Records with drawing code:

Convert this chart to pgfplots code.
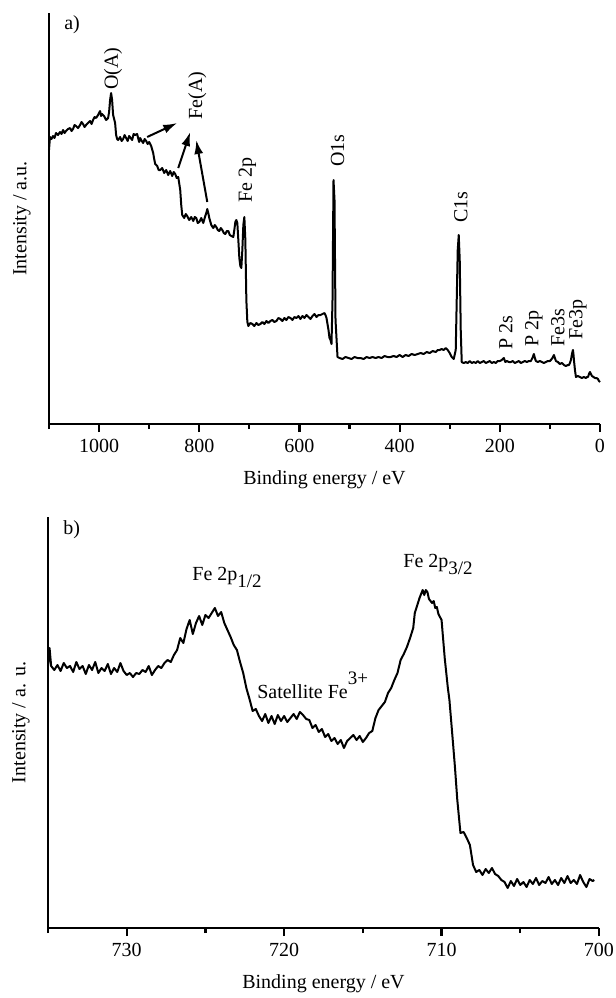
\documentclass[border=0pt]{standalone}
\usepackage{fontspec}
\setmainfont{Liberation Serif}
\usepackage{pgfplots}
\pgfplotsset{compat=1.18}
\usetikzlibrary{arrows.meta}

\tikzset{arr/.style={-{Latex[length=7pt,width=4.5pt]},line width=1pt}}
\pgfplotsset{
  xps/.style={
    scale only axis,
    width=275.5pt, height=205.5pt,
    axis x line*=bottom, axis y line*=left,
    axis line style={line width=1.1pt},
    ymin=0, ymax=411,
    ytick=\empty,
    x dir=reverse,
    tick align=outside,
    major tick length=4pt, minor tick length=2.5pt,
    every tick/.style={line width=1.1pt,black},
    font=\fontsize{10}{12}\selectfont,
    /pgf/number format/assume math mode=true,
    /pgf/number format/1000 sep={},
    scaled x ticks=false,
    xlabel={Binding energy / eV},
    xlabel style={at={(axis description cs:0.5,-0.135)},anchor=center},
    ylabel style={at={(axis description cs:-0.049,0.5)},anchor=center},
    clip=false,
  },
  spec/.style={black, line width=1pt, line join=round, mark=none},
}

\begin{document}
\begin{tikzpicture}
\useasboundingbox (0,0) rectangle (308pt,-499pt);

% a) survey spectrum
\begin{axis}[xps,
    at={(24.5pt,-212pt)}, anchor=south west,
    xmin=0, xmax=1100,
    xtick={0,200,400,600,800,1000},
    minor xtick={100,300,500,700,900,1100},
    ylabel={Intensity / a.u.},
]
\addplot[spec] table {
1100 274
1098 287
1095 285
1092 288
1089 286
1086 291
1082 289
1078 292
1075 290
1072 294
1069 291
1066 293
1062 295
1058 296
1055 293
1052 295
1049 299
1046 298
1042 296
1038 299
1035 302
1032 300
1029 297
1026 299
1022 301
1018 303
1015 300
1012 304
1009 307
1006 306
1002 309
998 313
996 308
994 310
990 308
986 304
982 306
980 312
978 324
976 331
974 324
972 309
968 301
966 289
964 285
962 284
958 287
955 283
952 285
949 289
946 286
943 283
940 288
937 286
934 284
931 290
928 289
924 290
920 282
918 286
916 284
912 281
909 285
906 283
903 280
900 282
896 278
892 271
890 265
888 260
884 258
881 254
878 254
874 256
870 251
866 254
862 249
858 253
854 248
851 252
848 250
845 246
842 247
838 234
836 219
834 209
830 206
827 210
824 208
820 204
816 207
812 203
809 207
806 206
803 201
800 202
796 206
792 201
788 208
786 211
784 215
782 211
780 206
776 199
772 196
769 199
766 197
763 194
760 193
757 196
754 194
751 191
748 190
745 193
742 193
739 189
736 188
732 187
730 194
728 202
726 204
724 201
722 184
720 166
718 158
716 156
714 174
712 199
710 207
708 184
706 124
704 102
702 98
698 101
694 100
690 98
686 101
682 99
678 100
674 102
670 100
666 103
662 101
658 103
654 104
650 102
646 103
642 106
638 105
634 103
630 106
626 104
622 107
618 106
614 104
610 107
606 106
602 108
598 105
594 108
590 106
586 109
582 107
578 105
574 108
570 110
566 107
562 109
558 109
554 110
550 111
548 109
546 106
542 94
540 86
538 84
536 80
534 124
532 244
530 224
528 104
524 67
520 66
514 65
508 67
502 66
496 65
490 67
484 66
478 66
472 65
466 67
460 66
454 67
448 66
442 67
436 66
430 68
424 67
418 67
412 68
406 67
400 69
394 67
388 69
382 68
376 70
370 69
364 70
358 71
352 70
346 72
340 71
334 73
328 72
324 74
320 74
316 75
312 74
308 76
304 74
300 71
296 67
292 65
288 74
286 124
284 174
282 189
280 164
278 94
276 62
272 61
268 62
264 61
260 63
256 61
252 62
248 61
244 63
240 61
236 62
232 63
228 61
224 62
220 63
216 61
212 62
208 61
204 63
200 63
196 64
192 66
189 62
186 63
182 62
178 62
174 63
170 61
166 62
162 63
158 61
154 62
150 63
146 62
142 63
138 63
134 67
132 70
130 66
128 63
124 62
120 63
116 62
112 61
108 62
104 63
100 63
98 64
95 66
92 69
90 66
88 63
84 62
80 60
76 61
72 59
68 58
64 59
62 59
60 61
58 64
56 70
54 74
53 70
52 64
50 54
48 47
44 48
40 47
36 46
32 47
28 46
26 47
24 47
22 50
20 52
18 50
16 48
13 47
10 46
7 46
4 45
2 43
0 42
};
\node at (axis cs:1054,399) {a)};
\node[rotate=90,anchor=west,inner sep=0pt] at (axis cs:972,334) {O(A)};
\node[rotate=90,anchor=west,inner sep=0pt] at (axis cs:804,304) {Fe(A)};
\node[rotate=90,anchor=west,inner sep=0pt] at (axis cs:704,221) {Fe 2p};
\node[rotate=90,anchor=west,inner sep=0pt] at (axis cs:524,257) {O1s};
\node[rotate=90,anchor=west,inner sep=0pt] at (axis cs:278,201) {C1s};
\node[rotate=90,anchor=west,inner sep=0pt] at (axis cs:188,74) {P 2s};
\node[rotate=90,anchor=west,inner sep=0pt] at (axis cs:132,77) {P 2p};
\node[rotate=90,anchor=west,inner sep=0pt] at (axis cs:84,77) {Fe3s};
\node[rotate=90,anchor=west,inner sep=0pt] at (axis cs:44,84) {Fe3p};
\draw[arr] (axis cs:904,287) -- (axis cs:844,301);
\draw[arr] (axis cs:842,256) -- (axis cs:818,292);
\draw[arr] (axis cs:784,222) -- (axis cs:806,284);
\end{axis}

% b) Fe 2p region
\begin{axis}[xps,
    at={(24pt,-464pt)}, anchor=south west,
    xmin=700, xmax=735,
    xtick={700,710,720,730},
    minor xtick={705,715,725,735},
    ylabel={Intensity / a. u.},
]
\addplot[spec] table {
735.0 262
734.9 280
734.8 262
734.6 258
734.4 263
734.2 257
734.0 265
733.8 260
733.6 262
733.4 256
733.2 266
733.0 259
732.8 262
732.6 254
732.4 263
732.2 258
732.0 266
731.8 255
731.6 260
731.4 257
731.2 264
731.0 254
730.8 260
730.6 256
730.4 265
730.2 257
730.0 253
729.8 255
729.6 251
729.4 255
729.2 254
729.0 258
728.8 256
728.6 262
728.4 253
728.2 258
728.0 262
727.8 260
727.6 265
727.4 268
727.2 266
727.0 273
726.8 278
726.6 290
726.4 285
726.2 299
726.0 308
725.8 294
725.6 305
725.4 312
725.2 303
725.0 313
724.8 310
724.6 315
724.4 320
724.2 312
724.0 316
723.8 305
723.6 298
723.4 291
723.2 283
723.0 278
722.8 266
722.6 255
722.4 240
722.2 229
722.0 217
721.8 219
721.6 212
721.4 207
721.2 214
721.0 205
720.8 212
720.6 204
720.4 213
720.2 207
720.0 212
719.8 206
719.6 210
719.4 214
719.2 209
719.0 216
718.8 213
718.6 209
718.4 208
718.2 200
718.0 203
717.8 196
717.6 199
717.4 191
717.2 194
717.0 187
716.8 190
716.6 184
716.4 188
716.2 180
716.0 187
715.8 190
715.6 193
715.4 188
715.2 192
715.0 186
714.8 190
714.6 195
714.4 197
714.2 210
714.0 218
713.8 222
713.6 226
713.4 235
713.2 240
713.0 248
712.8 255
712.6 268
712.4 274
712.2 281
712.0 290
711.8 300
711.7 315
711.5 325
711.4 330
711.2 338
711.1 333
711.0 338
710.9 336
710.8 329
710.6 325
710.5 327
710.4 320
710.3 321
710.2 314
710.0 308
709.8 270
709.6 240
709.5 228
709.3 190
709.15 161
709.0 128
708.8 95
708.6 96
708.4 90
708.2 83
708.0 63
707.8 56
707.6 58
707.4 53
707.2 59
707.0 55
706.8 60
706.6 54
706.4 52
706.2 48
706.0 46
705.8 40
705.6 47
705.4 42
705.2 49
705.0 43
704.8 46
704.6 41
704.4 48
704.2 44
704.0 50
703.8 43
703.6 47
703.4 45
703.2 51
703.0 44
702.8 48
702.6 43
702.4 50
702.2 45
702.0 52
701.8 45
701.6 48
701.4 44
701.2 53
701.0 46
700.8 41
700.6 49
700.4 47
700.3 48
};
\node at (axis cs:733.5,398) {b)};
\node[anchor=base west,inner sep=0pt] at (axis cs:725.85,348)
  {Fe 2p\raisebox{-3.5pt}{\fontsize{9.5}{10}\selectfont 1/2}};
\node[anchor=base west,inner sep=0pt] at (axis cs:712.45,361)
  {Fe 2p\raisebox{-3.5pt}{\fontsize{9.5}{10}\selectfont 3/2}};
\node[anchor=base west,inner sep=0pt] at (axis cs:721.73,230)
  {Satellite Fe\raisebox{7pt}{\fontsize{9.5}{10}\selectfont 3+}};
\end{axis}
\end{tikzpicture}
\end{document}
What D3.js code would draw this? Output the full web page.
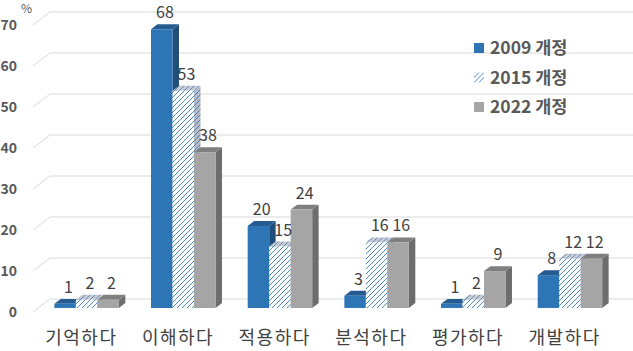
<!DOCTYPE html>
<html>
<head>
<meta charset="utf-8">
<script src="https://cdn.jsdelivr.net/npm/d3@7"></script>
<style>
  body { margin: 0; background: #fff; }
  svg { display: block; font-family: "Noto Sans CJK KR", "Noto Sans", sans-serif; }
</style>
</head>
<body>
<div id="chart"></div>
<script>
const categories = ["기억하다", "이해하다", "적용하다", "분석하다", "평가하다", "개발하다"];
const seriesNames = ["2009 개정", "2015 개정", "2022 개정"];
const values2009 = [1, 68, 20, 3, 1, 8];
const values2015 = [2, 53, 15, 16, 2, 12];
const values2022 = [2, 38, 24, 16, 9, 12];
const yTicks = [0, 10, 20, 30, 40, 50, 60, 70];

const width = 633;
const height = 351;

// depth of the floor (front -> back wall) and the slot the bars take in it
const DX = 17, DY = 13;
const T0 = 0.31, T1 = 0.69;

const svg = d3.select("#chart")
    .append("svg")
    .attr("width", width)
    .attr("height", height);

const defs = svg.append("defs");

function hatch(id, bg, stroke) {
    const p = defs.append("pattern")
        .attr("id", id)
        .attr("patternUnits", "userSpaceOnUse")
        .attr("width", 5)
        .attr("height", 5);
    p.append("rect").attr("width", 5).attr("height", 5).attr("fill", bg);
    p.append("path")
        .attr("d", "M-1,1 l2,-2 M0,5 l5,-5 M4,6 l2,-2")
        .attr("stroke", stroke)
        .attr("stroke-width", 1);
}
hatch("hatchFront", "#ffffff", "#4a8ad0");
hatch("hatchSide", "#b4bcc8", "#5d7ea6");
hatch("hatchTop", "#c3cad4", "#6f8db2");

const styles = [
    { front: "#2e75b6", side: "#1f4e79", top: "#245c91" },
    { front: "url(#hatchFront)", side: "url(#hatchSide)", top: "url(#hatchTop)" },
    { front: "#a5a5a5", side: "#6d6d6d", top: "#7f7f7f" }
];

const x = d3.scaleBand()
    .domain(categories)
    .range([33, 613]);

const groupW = 64.5;
const xSub = d3.scaleBand()
    .domain(seriesNames)
    .range([(x.bandwidth() - groupW) / 2, (x.bandwidth() + groupW) / 2]);

const y = d3.scaleLinear()
    .domain([0, 70])
    .range([312, 25]);

// project a point of the 3D box: front-plane x, value, depth fraction
const P = (xf, v, t) => [xf + DX * t, y(v) - DY * t];
const poly = pts => "M" + pts.map(p => p.join(",")).join("L") + "Z";

// Gridlines: a short run across the side wall, then along the back wall
const grid = svg.append("g");
yTicks.forEach(v => {
    const a = P(33, v, 0), b = P(33, v, 1);
    grid.append("path")
        .attr("d", `M${a[0]},${a[1]}L${b[0]},${b[1]}L${width},${b[1]}`)
        .attr("fill", "none")
        .attr("stroke", "#d9d9d9")
        .attr("stroke-width", 1);
});

// Y tick labels
svg.append("g")
    .selectAll("text")
    .data(yTicks)
    .join("text")
    .attr("x", 17)
    .attr("y", d => y(d) + 5)
    .attr("text-anchor", "end")
    .style("font-size", "14px")
    .style("font-weight", "bold")
    .style("fill", "#595959")
    .text(d => d);

svg.append("text")
    .attr("x", 21)
    .attr("y", 13)
    .style("font-size", "12px")
    .style("fill", "#595959")
    .text("%");

// Bars
const rows = [values2009, values2015, values2022];
const bars = [];
categories.forEach((c, i) => {
    seriesNames.forEach((s, j) => {
        bars.push({ cat: c, series: s, idx: j, value: rows[j][i] });
    });
});

const barG = svg.append("g");
bars.forEach(d => {
    const x0 = x(d.cat) + xSub(d.series);
    const x1 = x0 + xSub.bandwidth();
    const st = styles[d.idx];
    const g = barG.append("g");
    // right side
    g.append("path")
        .attr("d", poly([P(x1, 0, T0), P(x1, d.value, T0), P(x1, d.value, T1), P(x1, 0, T1)]))
        .attr("fill", st.side);
    // top
    g.append("path")
        .attr("d", poly([P(x0, d.value, T0), P(x1, d.value, T0), P(x1, d.value, T1), P(x0, d.value, T1)]))
        .attr("fill", st.top);
    // front
    g.append("path")
        .attr("d", poly([P(x0, 0, T0), P(x1, 0, T0), P(x1, d.value, T0), P(x0, d.value, T0)]))
        .attr("fill", st.front);
});

// Value labels
svg.append("g")
    .selectAll("text")
    .data(bars)
    .join("text")
    .attr("x", d => x(d.cat) + xSub(d.series) + xSub.bandwidth() / 2 + DX * (T0 + T1) / 2)
    .attr("y", d => y(d.value) - DY * T1 - 6)
    .attr("text-anchor", "middle")
    .style("font-size", "16px")
    .style("fill", "#404040")
    .text(d => d.value);

// Category labels
svg.append("g")
    .selectAll("text")
    .data(categories)
    .join("text")
    .attr("x", d => x(d) + x.bandwidth() / 2)
    .attr("y", 344)
    .attr("text-anchor", "middle")
    .style("font-size", "18px")
    .style("letter-spacing", "1.5px")
    .style("fill", "#404040")
    .text(d => d);

// Legend
const legend = svg.append("g")
    .attr("transform", "translate(474, 48)");

const legendItems = legend.selectAll("g")
    .data(seriesNames)
    .join("g")
    .attr("transform", (d, i) => `translate(0, ${i * 29.5})`);

legendItems.append("rect")
    .attr("y", -5)
    .attr("width", 10)
    .attr("height", 10)
    .attr("fill", (d, i) => styles[i].front);

legendItems.append("text")
    .attr("x", 16)
    .attr("y", 6)
    .style("font-size", "17.5px")
    .style("font-weight", "bold")
    .style("fill", "#595959")
    .text(d => d);
</script>
</body>
</html>
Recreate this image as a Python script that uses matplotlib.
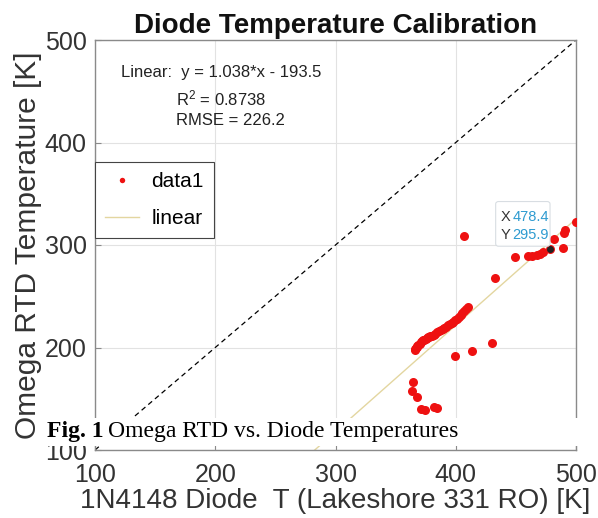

- _EXERCISE INSTRUCTIONS_
Wherever "chart" shows up in a line, copy that line.

- _PROBLEM SOLUTION_
Convert this chart to pgfplots code.
<div id="chart"></div>
const svg = d3.select("#chart")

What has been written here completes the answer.